Джейн подпрыгнула и уронила ложку. В кухню вошел Кэл, босиком, с всклокоченными после сна волосами, в джинсах и расстегнутой байковой рубашке. Огромный и могучий.
— Не смей подкрадываться ко мне! — Она убеждала себя, что сердце так бьется от испуга, а не от чувств, которые вызывал у нее этот роскошный мужчина.
— Я не подкрадывался. Такая уж у меня неслышная походка.
— Значит, тебе с этим надо что-то делать.
— Ты брюзгливая ботанка.
— Ботанка?
— Да, так мы, тупоголовые крестьяне, называем больших ученых.
Джейн схватила чистую ложку, вновь начала помешивать кашу.
— Мы, ботаны, зовем вас тупоголовыми крестьянами, тем самым показывая, сколь умны некоторые из нас, ботанов.
Кэл хохотнул. А кстати, что он тут делает? Обычно он уходил к тому времени, когда она спускалась вниз, чтобы позавтракать, Даже на прошлой неделе, когда он задерживался в доме, чтобы отвезти ее к Энни, ели они порознь. Он — в своем кабинете.

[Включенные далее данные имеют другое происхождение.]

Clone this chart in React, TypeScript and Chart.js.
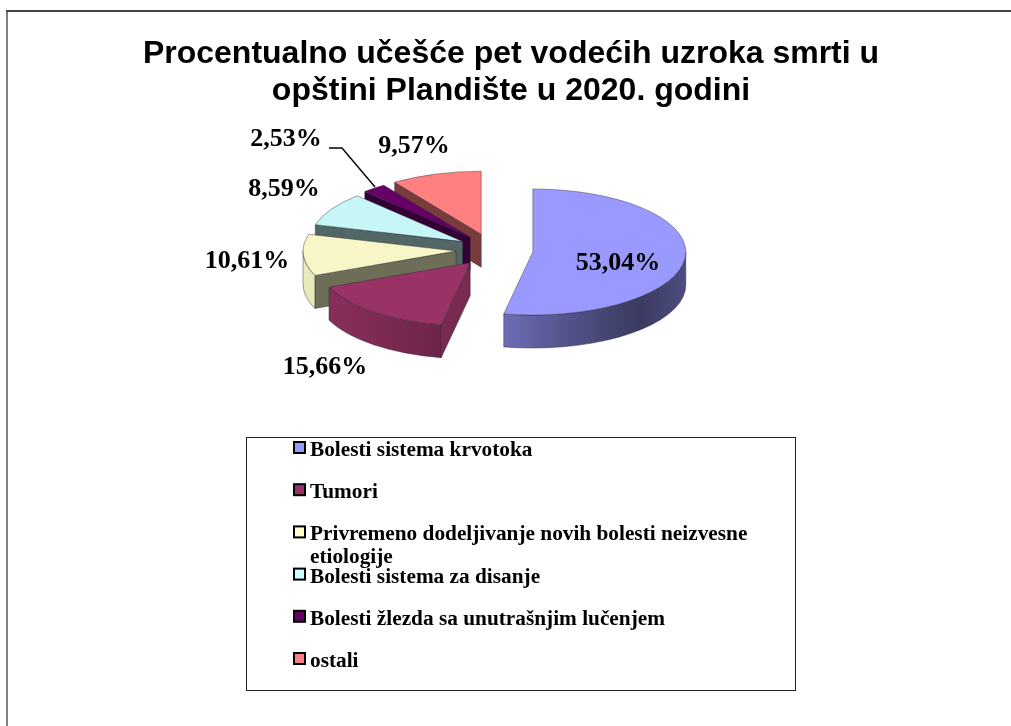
import React, { useEffect, useRef } from "react";
import { Chart, registerables } from "chart.js";

Chart.register(...registerables);

const categories: (string | string[])[] = [
  "Bolesti sistema krvotoka",
  "Tumori",
  ["Privremeno dodeljivanje novih bolesti neizvesne", "etiologije"],
  "Bolesti sistema za disanje",
  "Bolesti žlezda sa unutrašnjim lučenjem",
  "ostali",
];
const shares = [53.04, 15.66, 10.61, 8.59, 2.53, 9.57];
const titleLines = [
  "Procentualno učešće pet vodećih uzroka smrti u",
  "opštini Plandište u 2020. godini",
];
const sliceColors = ["#9999FF", "#993366", "#F8F6C6", "#C6F6F6", "#660066", "#FF8080"];
const swatchColors = ["#9999FF", "#993366", "#FFFFCC", "#CCFFFF", "#660066", "#FF8080"];
const explodeBy = [42, 33, 35, 33, 33, 33];
const edgeWallShade = [0.5, 0.8, 0.43, 0.4, 0.5, 0.47];
const labelAnchors = [
  [618, 263],
  [325, 367],
  [247, 261],
  [284, 189],
  [286, 139],
  [414, 146],
];

const PIE_X = 491;
const PIE_Y = 250;
const TILT = 0.412;
const EXPLODE_TILT = 0.5;
const DEPTH = 33;

const rgb = (hex: string) => [1, 3, 5].map((i) => parseInt(hex.slice(i, i + 2), 16));
const shade = (hex: string, f: number) => {
  const [r, g, b] = rgb(hex);
  return `rgb(${Math.round(r * f)},${Math.round(g * f)},${Math.round(b * f)})`;
};
const fmt = (v: number) => v.toFixed(2).replace(".", ",") + "%";

const pie3d = {
  id: "pie3d",
  beforeDatasetDraw(chart: any) {
    const ctx: CanvasRenderingContext2D = chart.ctx;
    const arcs = chart.getDatasetMeta(0).data;
    for (let i = arcs.length - 1; i >= 0; i--) {
      const arc = arcs[i];
      const color = swatchColors[i];
      const r = arc.outerRadius;
      const a = arc.startAngle;
      const b = arc.endAngle;
      const h = (a + b) / 2;
      const ax = PIE_X + Math.cos(h) * explodeBy[i];
      const ay = PIE_Y + Math.sin(h) * explodeBy[i] * EXPLODE_TILT;
      const px = (t: number) => ax + Math.cos(t) * r;
      const py = (t: number) => ay + Math.sin(t) * r * TILT;
      ctx.save();
      ctx.lineWidth = 0.7;
      ctx.strokeStyle = "rgba(40,40,50,0.65)";
      // flat side walls: only those whose outward normal faces the viewer
      const faces: [number, number][] = [
        [a, a - Math.PI / 2],
        [b, b + Math.PI / 2],
      ];
      faces.forEach(([t, normal]) => {
        if (Math.sin(normal) <= 0.001) return;
        ctx.beginPath();
        ctx.moveTo(ax, ay);
        ctx.lineTo(px(t), py(t));
        ctx.lineTo(px(t), py(t) + DEPTH);
        ctx.lineTo(ax, ay + DEPTH);
        ctx.closePath();
        ctx.fillStyle = shade(color, edgeWallShade[i]);
        ctx.fill();
        ctx.stroke();
      });
      // curved outer wall, only the part that faces the viewer
      const from = Math.max(a, 0);
      const to = Math.min(b, Math.PI);
      if (to > from) {
        const g = ctx.createLinearGradient(ax - r, 0, ax + r, 0);
        g.addColorStop(0, shade(color, 0.92));
        g.addColorStop(0.4, shade(color, 0.72));
        g.addColorStop(0.6, shade(color, 0.55));
        g.addColorStop(0.85, shade(color, 0.38));
        g.addColorStop(1, shade(color, 0.5));
        ctx.beginPath();
        ctx.ellipse(ax, ay, r, r * TILT, 0, from, to);
        ctx.ellipse(ax, ay + DEPTH, r, r * TILT, 0, to, from, true);
        ctx.closePath();
        ctx.fillStyle = g;
        ctx.fill();
        ctx.stroke();
      }
      ctx.restore();
      // the library's own arc, laid flat
      ctx.save();
      ctx.translate(ax, ay);
      ctx.scale(1, TILT);
      ctx.translate(-arc.x, -arc.y);
      arc.draw(ctx);
      ctx.restore();
    }
    return false;
  },
  afterDraw(chart: any) {
    const ctx: CanvasRenderingContext2D = chart.ctx;
    ctx.save();
    // page frame
    ctx.strokeStyle = "#808080";
    ctx.lineWidth = 2;
    ctx.beginPath();
    ctx.moveTo(7, 726);
    ctx.lineTo(7, 10);
    ctx.stroke();
    ctx.strokeStyle = "#444444";
    ctx.beginPath();
    ctx.moveTo(6, 11);
    ctx.lineTo(1011, 11);
    ctx.stroke();

    // percentage labels
    ctx.fillStyle = "#000";
    ctx.font = 'bold 26px "Liberation Serif"';
    ctx.textAlign = "center";
    ctx.textBaseline = "middle";
    shares.forEach((v, i) => ctx.fillText(fmt(v), labelAnchors[i][0], labelAnchors[i][1]));

    // leader line of the small slice
    ctx.strokeStyle = "#000";
    ctx.lineWidth = 1.4;
    ctx.beginPath();
    ctx.moveTo(329, 148);
    ctx.lineTo(342, 148);
    ctx.lineTo(375, 187);
    ctx.stroke();

    // legend
    ctx.strokeStyle = "#222";
    ctx.lineWidth = 1;
    ctx.strokeRect(246.5, 437.5, 549, 253);
    ctx.font = 'bold 21.3px "Liberation Serif"';
    ctx.textAlign = "left";
    ctx.textBaseline = "alphabetic";
    categories.forEach((label, i) => {
      const cy = 447.5 + i * 42.2;
      ctx.fillStyle = swatchColors[i];
      ctx.strokeStyle = "#000";
      ctx.lineWidth = 2;
      ctx.fillRect(294, cy - 5.5, 11, 11);
      ctx.strokeRect(294, cy - 5.5, 11, 11);
      ctx.fillStyle = "#000";
      const lines = Array.isArray(label) ? label : [label];
      lines.forEach((t, k) => ctx.fillText(t, 310, cy + 8.5 + k * 23));
    });
    ctx.restore();
  },
};

export default function App() {
  const ref = useRef<HTMLCanvasElement>(null);
  useEffect(() => {
    const chart = new Chart(ref.current as HTMLCanvasElement, {
      type: "pie",
      data: {
        labels: categories as any,
        datasets: [
          {
            data: shares,
            backgroundColor: sliceColors,
            borderColor: "rgba(40,40,50,0.65)",
            borderWidth: 0.9,
            radius: 153,
          } as any,
        ],
      },
      options: {
        animation: false,
        responsive: false,
        layout: { padding: { left: 11 } },
        plugins: {
          legend: { display: false },
          tooltip: { enabled: false },
          title: {
            display: true,
            text: titleLines,
            color: "#000",
            padding: { top: 36, bottom: 0 },
            font: { family: '"Liberation Sans"', size: 32, weight: "bold", lineHeight: 37 / 32 },
          },
        },
      },
      plugins: [pie3d],
    });
    return () => chart.destroy();
  }, []);
  return (
    <canvas
      ref={ref}
      width={1011}
      height={726}
      style={{ position: "absolute", left: 0, top: 0, display: "block" }}
    />
  );
}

— Кто звонил? — повторил Кэл.
— Энни. Она не хочет, чтобы сегодня мы беспокоили ее.
— Хорошо.
Он прошел в кладовую, вернулся с одной из полдюжины коробок «Лаки чармс», которые держал там вместе с чипсами, пирожными и шоколадными батончиками. Стоя у плиты, она наблюдала, как в миске растет гора разноцветных фигурок. Потом Кэл шагнул к холодильнику, достал молоко.
— Неужели отец не учил тебя рациональному питанию?
— На отдыхе я всегда ем что хочу. — Он взял ложку и сел, обвив ногами ножки стула.
Джейн с трудом оторвала взгляд от этих длинных узких ступней.
— Я сварила много каши. Почему бы тебе не поесть ее вместо этой ерунды?
— К твоему сведению, это не ерунда. Своим появлением «Лаки чармс» обязаны многолетним научным исследованиям.